Nesta segunda ida eu me propus a não fazer nenhum plano antes de 2 ou 3 dias faltando para sair de onde eu estava, e algumas vezes fechei a minha hospedagem dentro do ônibus, quando estava chegando na próxima cidade. O slow travel não precisa ser tão solto, mas é sobre ter paciência, não se preocupar tanto com o próximo passo, viver presente no que está acontecendo. Isso me deu a oportunidade de conhecer coisas que nenhum roteiro permitiria.

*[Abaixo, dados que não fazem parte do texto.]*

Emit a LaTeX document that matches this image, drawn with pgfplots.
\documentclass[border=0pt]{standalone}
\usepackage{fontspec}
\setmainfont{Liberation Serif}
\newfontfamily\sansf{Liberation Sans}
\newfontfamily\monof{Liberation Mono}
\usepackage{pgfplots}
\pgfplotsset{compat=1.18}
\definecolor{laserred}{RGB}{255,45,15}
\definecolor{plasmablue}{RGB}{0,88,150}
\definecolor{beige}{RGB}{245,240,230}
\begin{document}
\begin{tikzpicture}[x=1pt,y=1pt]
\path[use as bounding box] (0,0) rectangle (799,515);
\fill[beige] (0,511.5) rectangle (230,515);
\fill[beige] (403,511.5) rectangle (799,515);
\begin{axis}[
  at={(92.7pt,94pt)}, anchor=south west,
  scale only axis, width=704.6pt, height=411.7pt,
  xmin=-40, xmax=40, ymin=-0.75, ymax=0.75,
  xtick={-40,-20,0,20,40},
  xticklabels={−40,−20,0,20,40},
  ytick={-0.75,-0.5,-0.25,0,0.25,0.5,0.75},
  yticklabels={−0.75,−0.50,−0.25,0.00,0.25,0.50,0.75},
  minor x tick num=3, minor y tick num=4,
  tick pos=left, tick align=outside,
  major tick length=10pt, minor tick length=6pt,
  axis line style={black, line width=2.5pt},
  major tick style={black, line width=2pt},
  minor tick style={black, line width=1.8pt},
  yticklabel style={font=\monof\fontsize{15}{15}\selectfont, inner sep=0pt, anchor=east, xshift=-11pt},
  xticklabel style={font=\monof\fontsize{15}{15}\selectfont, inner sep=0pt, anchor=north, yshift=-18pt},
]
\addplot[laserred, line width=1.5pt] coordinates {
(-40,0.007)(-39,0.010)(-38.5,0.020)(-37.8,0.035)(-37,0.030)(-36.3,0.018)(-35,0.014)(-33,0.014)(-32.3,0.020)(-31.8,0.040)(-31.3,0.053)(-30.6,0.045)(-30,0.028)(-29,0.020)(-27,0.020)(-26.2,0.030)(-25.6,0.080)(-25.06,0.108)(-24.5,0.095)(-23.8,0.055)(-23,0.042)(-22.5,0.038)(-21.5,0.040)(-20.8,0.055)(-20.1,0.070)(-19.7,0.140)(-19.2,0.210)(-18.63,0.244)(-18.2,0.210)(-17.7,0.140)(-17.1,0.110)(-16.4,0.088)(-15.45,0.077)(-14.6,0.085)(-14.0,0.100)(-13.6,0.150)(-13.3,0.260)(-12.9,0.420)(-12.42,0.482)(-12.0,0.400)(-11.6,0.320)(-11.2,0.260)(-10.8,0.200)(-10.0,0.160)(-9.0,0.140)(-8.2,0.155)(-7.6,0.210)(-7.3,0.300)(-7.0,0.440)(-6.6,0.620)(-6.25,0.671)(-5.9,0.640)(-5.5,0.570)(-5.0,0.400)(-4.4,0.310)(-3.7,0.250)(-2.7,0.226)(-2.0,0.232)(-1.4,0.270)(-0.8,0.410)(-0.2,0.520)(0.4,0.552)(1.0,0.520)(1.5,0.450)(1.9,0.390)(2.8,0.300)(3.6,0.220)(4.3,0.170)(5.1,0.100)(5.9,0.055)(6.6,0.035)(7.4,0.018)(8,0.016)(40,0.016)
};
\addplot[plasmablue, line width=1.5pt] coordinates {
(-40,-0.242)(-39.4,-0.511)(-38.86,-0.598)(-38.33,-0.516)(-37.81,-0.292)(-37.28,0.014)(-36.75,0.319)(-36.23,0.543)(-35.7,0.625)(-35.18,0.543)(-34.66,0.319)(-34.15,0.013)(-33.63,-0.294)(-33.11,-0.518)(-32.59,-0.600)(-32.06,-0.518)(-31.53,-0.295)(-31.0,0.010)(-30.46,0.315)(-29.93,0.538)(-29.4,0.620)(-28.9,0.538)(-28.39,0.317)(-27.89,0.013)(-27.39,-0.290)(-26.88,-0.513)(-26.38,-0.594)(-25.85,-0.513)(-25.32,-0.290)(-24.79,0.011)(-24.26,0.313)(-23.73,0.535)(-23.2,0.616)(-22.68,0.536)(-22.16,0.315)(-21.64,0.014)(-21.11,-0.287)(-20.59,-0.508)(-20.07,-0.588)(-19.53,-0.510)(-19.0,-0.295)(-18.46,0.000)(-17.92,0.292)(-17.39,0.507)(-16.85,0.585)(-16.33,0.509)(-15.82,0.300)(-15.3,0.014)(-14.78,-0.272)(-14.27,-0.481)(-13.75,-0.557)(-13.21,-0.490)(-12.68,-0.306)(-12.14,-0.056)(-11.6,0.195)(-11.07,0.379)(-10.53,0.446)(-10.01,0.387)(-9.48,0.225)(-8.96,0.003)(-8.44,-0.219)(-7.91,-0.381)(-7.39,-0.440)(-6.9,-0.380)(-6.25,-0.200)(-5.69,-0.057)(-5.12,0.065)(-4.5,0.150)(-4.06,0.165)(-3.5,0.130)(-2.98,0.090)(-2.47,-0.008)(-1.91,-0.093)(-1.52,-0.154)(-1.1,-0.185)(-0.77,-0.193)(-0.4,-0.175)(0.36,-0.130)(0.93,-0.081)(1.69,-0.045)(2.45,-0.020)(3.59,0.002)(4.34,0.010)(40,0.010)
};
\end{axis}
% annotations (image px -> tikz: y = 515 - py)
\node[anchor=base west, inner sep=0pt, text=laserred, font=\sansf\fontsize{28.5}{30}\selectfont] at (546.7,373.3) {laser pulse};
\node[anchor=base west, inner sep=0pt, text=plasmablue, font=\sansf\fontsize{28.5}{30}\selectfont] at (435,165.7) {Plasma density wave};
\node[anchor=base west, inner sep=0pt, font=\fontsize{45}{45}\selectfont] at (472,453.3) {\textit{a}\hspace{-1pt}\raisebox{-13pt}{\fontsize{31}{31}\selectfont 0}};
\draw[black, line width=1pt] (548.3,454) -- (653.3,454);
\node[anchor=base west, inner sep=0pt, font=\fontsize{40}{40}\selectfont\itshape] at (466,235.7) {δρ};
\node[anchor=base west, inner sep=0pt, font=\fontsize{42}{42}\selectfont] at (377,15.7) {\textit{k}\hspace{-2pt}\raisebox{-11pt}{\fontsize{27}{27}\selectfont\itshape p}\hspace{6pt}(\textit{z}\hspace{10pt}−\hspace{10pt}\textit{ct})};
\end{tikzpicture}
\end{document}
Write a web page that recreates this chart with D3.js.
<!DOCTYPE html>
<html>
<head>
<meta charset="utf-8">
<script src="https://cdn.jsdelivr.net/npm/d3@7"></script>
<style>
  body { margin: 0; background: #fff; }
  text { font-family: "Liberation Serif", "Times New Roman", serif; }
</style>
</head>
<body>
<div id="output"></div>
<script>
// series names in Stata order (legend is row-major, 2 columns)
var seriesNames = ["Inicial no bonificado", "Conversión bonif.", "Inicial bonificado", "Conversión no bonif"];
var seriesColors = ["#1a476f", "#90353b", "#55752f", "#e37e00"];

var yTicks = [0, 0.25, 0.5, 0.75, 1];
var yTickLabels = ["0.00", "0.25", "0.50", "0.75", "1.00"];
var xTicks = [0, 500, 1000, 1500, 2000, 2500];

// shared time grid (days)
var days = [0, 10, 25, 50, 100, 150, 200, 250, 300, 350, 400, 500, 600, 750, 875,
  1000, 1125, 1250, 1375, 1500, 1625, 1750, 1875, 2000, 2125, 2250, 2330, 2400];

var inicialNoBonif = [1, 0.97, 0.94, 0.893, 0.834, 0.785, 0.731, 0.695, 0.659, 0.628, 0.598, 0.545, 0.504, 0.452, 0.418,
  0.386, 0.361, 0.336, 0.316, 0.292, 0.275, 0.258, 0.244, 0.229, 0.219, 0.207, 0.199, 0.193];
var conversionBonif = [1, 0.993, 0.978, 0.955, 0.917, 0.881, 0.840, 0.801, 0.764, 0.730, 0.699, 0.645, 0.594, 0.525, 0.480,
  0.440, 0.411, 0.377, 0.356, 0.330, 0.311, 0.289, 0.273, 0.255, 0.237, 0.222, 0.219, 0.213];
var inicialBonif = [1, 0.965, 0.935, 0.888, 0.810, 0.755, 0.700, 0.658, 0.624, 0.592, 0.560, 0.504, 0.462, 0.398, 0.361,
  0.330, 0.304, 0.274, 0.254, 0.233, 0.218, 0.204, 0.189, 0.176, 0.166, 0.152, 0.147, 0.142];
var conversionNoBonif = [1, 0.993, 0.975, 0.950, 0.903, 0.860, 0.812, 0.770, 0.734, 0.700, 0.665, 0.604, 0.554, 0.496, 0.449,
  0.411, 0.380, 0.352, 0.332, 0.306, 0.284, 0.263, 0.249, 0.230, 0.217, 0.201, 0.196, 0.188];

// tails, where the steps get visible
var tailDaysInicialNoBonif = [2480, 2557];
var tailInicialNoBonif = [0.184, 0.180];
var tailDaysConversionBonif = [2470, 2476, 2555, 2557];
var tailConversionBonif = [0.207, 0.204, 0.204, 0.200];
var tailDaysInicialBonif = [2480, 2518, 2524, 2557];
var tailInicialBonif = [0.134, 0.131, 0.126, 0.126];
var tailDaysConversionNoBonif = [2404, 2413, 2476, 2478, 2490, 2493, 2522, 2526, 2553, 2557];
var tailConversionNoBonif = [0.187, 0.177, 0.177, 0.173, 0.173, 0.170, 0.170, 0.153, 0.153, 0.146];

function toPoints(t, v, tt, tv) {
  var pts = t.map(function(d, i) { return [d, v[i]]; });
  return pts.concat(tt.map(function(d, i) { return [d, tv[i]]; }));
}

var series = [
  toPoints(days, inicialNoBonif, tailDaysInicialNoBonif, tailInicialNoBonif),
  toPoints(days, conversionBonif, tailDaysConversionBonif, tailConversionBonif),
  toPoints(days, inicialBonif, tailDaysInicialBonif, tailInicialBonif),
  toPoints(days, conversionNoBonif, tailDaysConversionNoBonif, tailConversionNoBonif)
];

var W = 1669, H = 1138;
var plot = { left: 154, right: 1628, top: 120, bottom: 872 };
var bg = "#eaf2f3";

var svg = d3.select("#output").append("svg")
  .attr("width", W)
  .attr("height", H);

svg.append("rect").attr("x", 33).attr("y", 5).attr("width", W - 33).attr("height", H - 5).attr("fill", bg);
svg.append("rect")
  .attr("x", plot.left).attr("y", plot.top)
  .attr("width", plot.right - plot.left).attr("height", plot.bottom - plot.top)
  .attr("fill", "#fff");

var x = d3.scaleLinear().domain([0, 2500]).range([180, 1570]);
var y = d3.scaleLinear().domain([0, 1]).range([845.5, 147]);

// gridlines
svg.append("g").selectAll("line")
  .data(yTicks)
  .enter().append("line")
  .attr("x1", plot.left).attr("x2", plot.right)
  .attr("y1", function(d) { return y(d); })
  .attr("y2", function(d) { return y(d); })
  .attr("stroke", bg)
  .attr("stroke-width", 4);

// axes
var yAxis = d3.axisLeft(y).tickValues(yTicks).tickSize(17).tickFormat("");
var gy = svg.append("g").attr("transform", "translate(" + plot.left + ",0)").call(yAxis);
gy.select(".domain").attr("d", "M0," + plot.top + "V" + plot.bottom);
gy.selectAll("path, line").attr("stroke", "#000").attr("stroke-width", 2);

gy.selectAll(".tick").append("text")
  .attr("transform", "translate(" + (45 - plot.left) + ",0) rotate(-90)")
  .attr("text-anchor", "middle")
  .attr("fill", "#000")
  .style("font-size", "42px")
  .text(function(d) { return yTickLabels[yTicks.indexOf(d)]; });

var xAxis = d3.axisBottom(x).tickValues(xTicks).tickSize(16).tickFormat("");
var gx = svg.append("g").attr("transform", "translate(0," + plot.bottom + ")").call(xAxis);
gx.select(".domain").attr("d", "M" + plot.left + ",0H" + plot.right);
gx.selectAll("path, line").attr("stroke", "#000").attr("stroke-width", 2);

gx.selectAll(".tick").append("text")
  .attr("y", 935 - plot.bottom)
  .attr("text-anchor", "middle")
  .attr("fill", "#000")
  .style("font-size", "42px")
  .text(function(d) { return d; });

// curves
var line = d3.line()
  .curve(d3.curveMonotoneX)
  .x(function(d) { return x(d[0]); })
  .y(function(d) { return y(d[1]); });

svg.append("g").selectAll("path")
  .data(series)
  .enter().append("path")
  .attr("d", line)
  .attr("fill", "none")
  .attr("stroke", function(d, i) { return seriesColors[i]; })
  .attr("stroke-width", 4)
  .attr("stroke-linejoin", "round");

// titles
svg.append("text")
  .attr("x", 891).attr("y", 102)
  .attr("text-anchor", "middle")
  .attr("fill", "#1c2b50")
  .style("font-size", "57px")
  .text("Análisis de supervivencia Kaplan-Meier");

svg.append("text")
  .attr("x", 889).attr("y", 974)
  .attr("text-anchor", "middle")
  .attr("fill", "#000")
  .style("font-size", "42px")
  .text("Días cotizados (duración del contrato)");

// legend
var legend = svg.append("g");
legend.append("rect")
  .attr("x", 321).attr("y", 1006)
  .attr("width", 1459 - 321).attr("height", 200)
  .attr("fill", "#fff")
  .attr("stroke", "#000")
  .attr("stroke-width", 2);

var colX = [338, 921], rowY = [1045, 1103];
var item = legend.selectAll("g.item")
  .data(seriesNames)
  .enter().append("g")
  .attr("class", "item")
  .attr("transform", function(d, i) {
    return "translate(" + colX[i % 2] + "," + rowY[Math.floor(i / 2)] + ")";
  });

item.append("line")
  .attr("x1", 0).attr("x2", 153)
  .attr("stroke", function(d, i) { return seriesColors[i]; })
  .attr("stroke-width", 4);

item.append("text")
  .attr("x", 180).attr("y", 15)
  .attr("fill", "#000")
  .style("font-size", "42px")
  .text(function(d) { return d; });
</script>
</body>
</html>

Slow travel para nômades digitais
Se você é um nômade digital, o slow travel toma uma roupagem um pouco diferente, já que você estará sempre na estrada e a viagem será mais longa. As dicas ali de cima servem para você, mas têm mais alguns truques:
Dê preferência para aluguel mensal
Ao invés de ir para uma pousada ou hotel para passar alguns dias ou semanas, fique em lugares que você possa passar um período maior. Aluguéis mensais te ajudarão a economizar e te darão a chance de conhecer o destino com mais tranquilidade, afinal você já está na estrada, não há pressa para avançar.
Viva como um local
Aproveite que ficará bastante tempo e se informe sobre quais são os restaurantes que os moradores comem, qual é a cachoeira escondida que eles conhecem, em que feirinha costumam comprar, que música ouvem. Isso te fará ter trocas mais profundas, bons aprendizados e memórias incríveis.
Pratique volunturismo
O volunturismo é uma maneira incrível de conhecer mais a cultura da região, desde que você escolha um local que propicie essa experiência. Você pode ajudar em uma escola, em uma plantação típica, em algum projeto ecológico. Essas são algumas das muitas opções que te farão aprofundar na cultura e viajar com calma.
Que este artigo te inspire não somente a viajar de uma forma lenta, mas também a viver uma vida mais conectado com você e com o que te cerca!